Soon after Lear decides to disown Cordelia, his blindness causes him, once again, to act irrational by banishing Kent, one of his most loyal followers. Kent, possessing better insight than Lear, realizes what a rash decision Lear has made disowning Cordelia. Unlike Lear, Kent is able to see the true love that Cordelia has for her father. Trying to help Cordelia, Kent attempts to reason Lear and help him see better by telling him he is making the wrong decision and that he is seeing Cordelia’s love for him in the wrong way. To Lear’s opposition response, “Out of my sight!” (1.1.159), Kent quickly replies, “See better, Lear, and let me still remain/The true blank of thine eye.” (1.1.160-161). Here, Kent tries to make Lear understand and to have Lear listen to him when he is advising him to reconsider and to see better and clearer about the situation with Cordelia. Unfortunately, with all the anger and the lack of insight, Lear refuses to listen to Kent and banishes him from the kingdom. Lear, unfortunately, is unable to see how right Kent is and how Kent has a better and clearer vision of the situation. Lear was unable to see that Kent was only trying to help Lear and to do what was best for him. Kent is to Lear, the window to see clearly. He is Lear’s eyes that see all. Since Lear banished Kent, he no longer has any way of seeing or understanding, and therefore becomes blinder than ever.
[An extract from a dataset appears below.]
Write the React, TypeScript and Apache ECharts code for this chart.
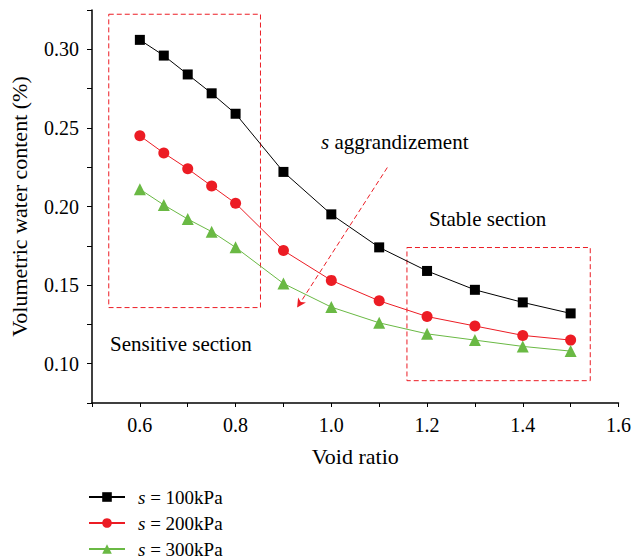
import React, { useEffect, useRef } from "react";
import * as echarts from "echarts";

const voidRatio = [0.6, 0.65, 0.7, 0.75, 0.8, 0.9, 1.0, 1.1, 1.2, 1.3, 1.4, 1.5];
const s100 = [0.306, 0.296, 0.284, 0.272, 0.259, 0.222, 0.195, 0.174, 0.159, 0.147, 0.139, 0.132];
const s200 = [0.245, 0.234, 0.224, 0.213, 0.202, 0.172, 0.153, 0.14, 0.13, 0.124, 0.118, 0.115];
const s300 = [0.211, 0.201, 0.192, 0.184, 0.174, 0.151, 0.136, 0.126, 0.119, 0.115, 0.111, 0.108];
const seriesNames = ["s = 100kPa", "s = 200kPa", "s = 300kPa"];

const xLabels = [0.6, 0.8, 1.0, 1.2, 1.4, 1.6];
const xTicks = [0.5, 0.6, 0.7, 0.8, 0.9, 1.0, 1.1, 1.2, 1.3, 1.4, 1.5, 1.6];
const yLabels = [0.1, 0.15, 0.2, 0.25, 0.3];
const yTicks = [0.075, 0.1, 0.125, 0.15, 0.175, 0.2, 0.225, 0.25, 0.275, 0.3, 0.325];

// annotation regions (data coordinates)
const sensitiveBox = [[0.535, 0.3223], [0.852, 0.1357]];
const stableBox = [[1.158, 0.1739], [1.541, 0.0892]];
const arrowLine = [[1.117, 0.2248], [0.9286, 0.1357]];

const RED = "#ec1c24";
const GREEN = "#6ab944";
const FONT = "Liberation Serif";
const TICK_FS = 20;
const NAME_FS = 22;
const NOTE_FS = 21;
const LEG_FS = 19;

export default function App() {
  const ref = useRef<HTMLDivElement>(null);
  useEffect(() => {
    if (!ref.current) return;
    const chart = echarts.init(ref.current, null, { renderer: "svg" });
    const pairs = (ys: number[]) => voidRatio.map((x, i) => [x, ys[i]]);
    const dash = [5, 3];
    const boxStyle = {
      color: "transparent",
      borderColor: RED,
      borderWidth: 1,
      borderType: dash,
    };
    const noteFont = `${NOTE_FS}px "${FONT}"`;
    chart.setOption({
      animation: false,
      textStyle: { fontFamily: FONT },
      grid: { left: 90, right: 13, top: 10, bottom: 157, containLabel: false },
      xAxis: {
        type: "value",
        min: 0.5,
        max: 1.6,
        name: "Void ratio",
        nameLocation: "middle",
        nameGap: 42,
        nameTextStyle: { fontFamily: FONT, fontSize: NAME_FS, color: "#000" },
        splitLine: { show: false },
        axisLine: { show: true, lineStyle: { color: "#000", width: 1.5 } },
        axisTick: { show: true, length: 4, customValues: xTicks, lineStyle: { color: "#000", width: 1 } },
        axisLabel: {
          customValues: xLabels,
          formatter: (v: number) => v.toFixed(1),
          fontFamily: FONT,
          fontSize: TICK_FS,
          color: "#000",
          margin: 12,
        },
      },
      yAxis: {
        type: "value",
        min: 0.075,
        max: 0.325,
        name: "Volumetric water content (%)",
        nameLocation: "middle",
        nameGap: 62,
        nameTextStyle: { fontFamily: FONT, fontSize: NAME_FS, color: "#000" },
        splitLine: { show: false },
        axisLine: { show: true, lineStyle: { color: "#000", width: 1.5 } },
        axisTick: { show: true, length: 5, customValues: yTicks, lineStyle: { color: "#000", width: 1 } },
        axisLabel: {
          customValues: yLabels,
          formatter: (v: number) => v.toFixed(2),
          fontFamily: FONT,
          fontSize: TICK_FS,
          color: "#000",
          margin: 13,
        },
      },
      legend: {
        orient: "vertical",
        left: 88,
        top: 487,
        height: 90,
        padding: 0,
        itemWidth: 36,
        itemHeight: 12,
        itemGap: 6,
        data: seriesNames,
        formatter: (n: string) => "{i|s}" + n.slice(1),
        textStyle: {
          fontFamily: FONT,
          fontSize: LEG_FS,
          lineHeight: 20,
          color: "#000",
          padding: [0, 0, 0, 8],
          rich: {
            i: { fontStyle: "italic", fontFamily: FONT, fontSize: LEG_FS, lineHeight: 20, color: "#000" },
          },
        },
      },
      graphic: [
        {
          type: "text",
          x: 321,
          y: 142,
          style: {
            text: "{i|s} aggrandizement",
            font: noteFont,
            fill: "#000",
            verticalAlign: "middle",
            rich: { i: { fontStyle: "italic", fontFamily: FONT, fontSize: NOTE_FS, fill: "#000" } },
          },
        },
        {
          type: "text",
          x: 429,
          y: 219,
          style: { text: "Stable section", font: noteFont, fill: "#000", verticalAlign: "middle" },
        },
        {
          type: "text",
          x: 110,
          y: 344,
          style: { text: "Sensitive section", font: noteFont, fill: "#000", verticalAlign: "middle" },
        },
      ],
      series: [
        {
          name: seriesNames[0],
          type: "line",
          data: pairs(s100),
          symbol: "rect",
          symbolSize: 10,
          itemStyle: { color: "#000" },
          lineStyle: { color: "#000", width: 1 },
          markArea: {
            silent: true,
            label: { show: false },
            itemStyle: boxStyle,
            data: [
              [{ coord: sensitiveBox[0] }, { coord: sensitiveBox[1] }],
              [{ coord: stableBox[0] }, { coord: stableBox[1] }],
            ],
          },
          markLine: {
            silent: true,
            symbol: ["none", "arrow"],
            symbolSize: [7, 9],
            label: { show: false },
            lineStyle: { color: RED, width: 1, type: dash },
            data: [[{ coord: arrowLine[0] }, { coord: arrowLine[1] }]],
          },
        },
        {
          name: seriesNames[1],
          type: "line",
          data: pairs(s200),
          symbol: "circle",
          symbolSize: 11,
          itemStyle: { color: RED },
          lineStyle: { color: RED, width: 1 },
        },
        {
          name: seriesNames[2],
          type: "line",
          data: pairs(s300),
          symbol: "triangle",
          symbolSize: 12,
          itemStyle: { color: GREEN },
          lineStyle: { color: GREEN, width: 1 },
        },
      ],
    });
    return () => chart.dispose();
  }, []);
  return (
    <div
      ref={ref}
      style={{ position: "fixed", left: 0, top: 0, width: 634, height: 560, background: "#fff" }}
    />
  );
}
In a parallel subplot, Gloucester also suffers with blindness. Similarily to Lear, Gloucester was unable to see which of his children truly loved him. His blindness led him to believe that Edmund was the more loving of the two, and that Edgar was the evil son plotting to kill him. When in fact, it was the other way around. As Edmund forges a letter, supposedly written by Edgar, saying that Edgar is attempting to kill his father. Gloucester immediately is convinced that the letter was truly written by Edgar and never considered thinking if Edgar would really do such a thing. Unlike Lear, Gloucester’s vision clears up when the Duke of Cornwall plucks his eyes out. From that moment, Gloucester began to see more clearly. Using his heart, Gloucester realizes at the end of the play, that Edgar was in fact the good son and that he saved his life while disguised as Poor Tom. “I have no way and therefore want no eyes;/I stumbled when I saw” (4.1.18-19) was the turning point of Gloucester’s life as his vision finally clears up. Gloucester realizes how blind he was and how he lacked insight when he was physically able to see. He then realizes that although he was physically able to see, he knew he couldn’t really see and that he doesn’t need his eyes to finally see and understand for he can see things more clearly through his mind.
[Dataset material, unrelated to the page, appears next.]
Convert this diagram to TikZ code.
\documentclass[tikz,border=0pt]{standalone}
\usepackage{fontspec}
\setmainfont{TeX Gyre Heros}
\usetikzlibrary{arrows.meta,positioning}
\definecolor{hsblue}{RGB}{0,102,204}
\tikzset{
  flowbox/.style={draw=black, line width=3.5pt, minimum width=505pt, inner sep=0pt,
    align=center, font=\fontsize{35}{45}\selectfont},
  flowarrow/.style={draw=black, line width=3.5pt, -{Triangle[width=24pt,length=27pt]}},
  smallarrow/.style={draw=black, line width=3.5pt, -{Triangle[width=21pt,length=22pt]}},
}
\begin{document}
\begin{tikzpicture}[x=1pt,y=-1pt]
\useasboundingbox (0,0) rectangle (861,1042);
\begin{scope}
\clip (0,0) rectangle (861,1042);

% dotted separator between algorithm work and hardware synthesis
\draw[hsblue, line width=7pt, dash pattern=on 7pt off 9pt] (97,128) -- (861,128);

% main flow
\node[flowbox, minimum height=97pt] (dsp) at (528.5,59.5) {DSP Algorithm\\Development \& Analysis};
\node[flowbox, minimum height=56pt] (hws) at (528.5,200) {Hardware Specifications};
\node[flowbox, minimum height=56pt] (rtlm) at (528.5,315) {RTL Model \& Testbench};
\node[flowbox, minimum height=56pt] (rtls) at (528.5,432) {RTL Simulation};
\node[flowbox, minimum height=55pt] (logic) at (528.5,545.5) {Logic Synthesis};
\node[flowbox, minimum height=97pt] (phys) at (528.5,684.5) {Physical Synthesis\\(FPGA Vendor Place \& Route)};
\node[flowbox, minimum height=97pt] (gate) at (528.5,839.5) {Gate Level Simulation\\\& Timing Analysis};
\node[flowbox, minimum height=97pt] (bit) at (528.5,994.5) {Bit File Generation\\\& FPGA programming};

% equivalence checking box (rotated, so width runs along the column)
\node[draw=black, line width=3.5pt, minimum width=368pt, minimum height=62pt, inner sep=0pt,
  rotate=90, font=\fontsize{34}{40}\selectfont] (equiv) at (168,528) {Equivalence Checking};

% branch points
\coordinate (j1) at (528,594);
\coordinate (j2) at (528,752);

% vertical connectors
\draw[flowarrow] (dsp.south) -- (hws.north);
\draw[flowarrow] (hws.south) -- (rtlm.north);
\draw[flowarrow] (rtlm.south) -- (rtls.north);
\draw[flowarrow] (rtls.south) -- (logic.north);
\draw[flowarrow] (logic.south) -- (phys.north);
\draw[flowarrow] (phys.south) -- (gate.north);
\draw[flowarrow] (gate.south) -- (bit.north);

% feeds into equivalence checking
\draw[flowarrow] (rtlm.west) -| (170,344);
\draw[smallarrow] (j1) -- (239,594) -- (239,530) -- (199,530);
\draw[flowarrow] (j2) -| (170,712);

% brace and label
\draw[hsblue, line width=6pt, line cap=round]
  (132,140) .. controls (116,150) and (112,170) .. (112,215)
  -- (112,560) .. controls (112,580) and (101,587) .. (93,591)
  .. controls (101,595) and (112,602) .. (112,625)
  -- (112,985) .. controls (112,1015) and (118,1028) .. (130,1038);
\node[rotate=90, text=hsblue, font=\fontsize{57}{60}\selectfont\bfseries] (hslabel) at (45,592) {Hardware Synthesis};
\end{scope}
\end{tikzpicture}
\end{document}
In the end, Lear’s vision never cleared up and he fell, dying, to his flaw of blindness and not seeing through more than the physical appearance or through more than what is put and presented in front of him. Gloucester learned that vision is not just through the eyes, that it is rather through the heart and mind. Had Lear learned to see more through his heart, he might have avoided his death.
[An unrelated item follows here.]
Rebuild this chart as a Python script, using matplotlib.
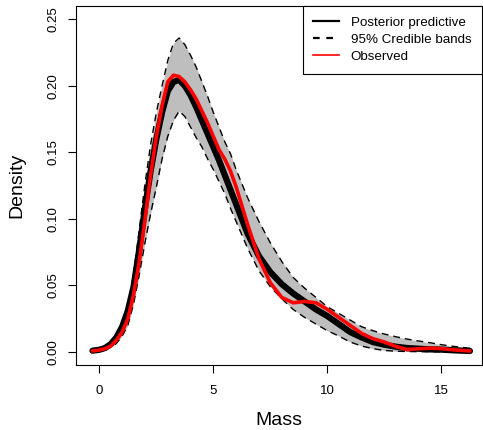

Blindness is a major flaw in everyone as we all see what we wish to believe. Throughout this play, it is evident that we need to look beyond what we see through our eyes and pay more attention to what is really being presented to us. We must avoid the inevitable, that is, seeing what we should not see, and not seeing what we should see. We must be able to see blinded and not be blinded by sight.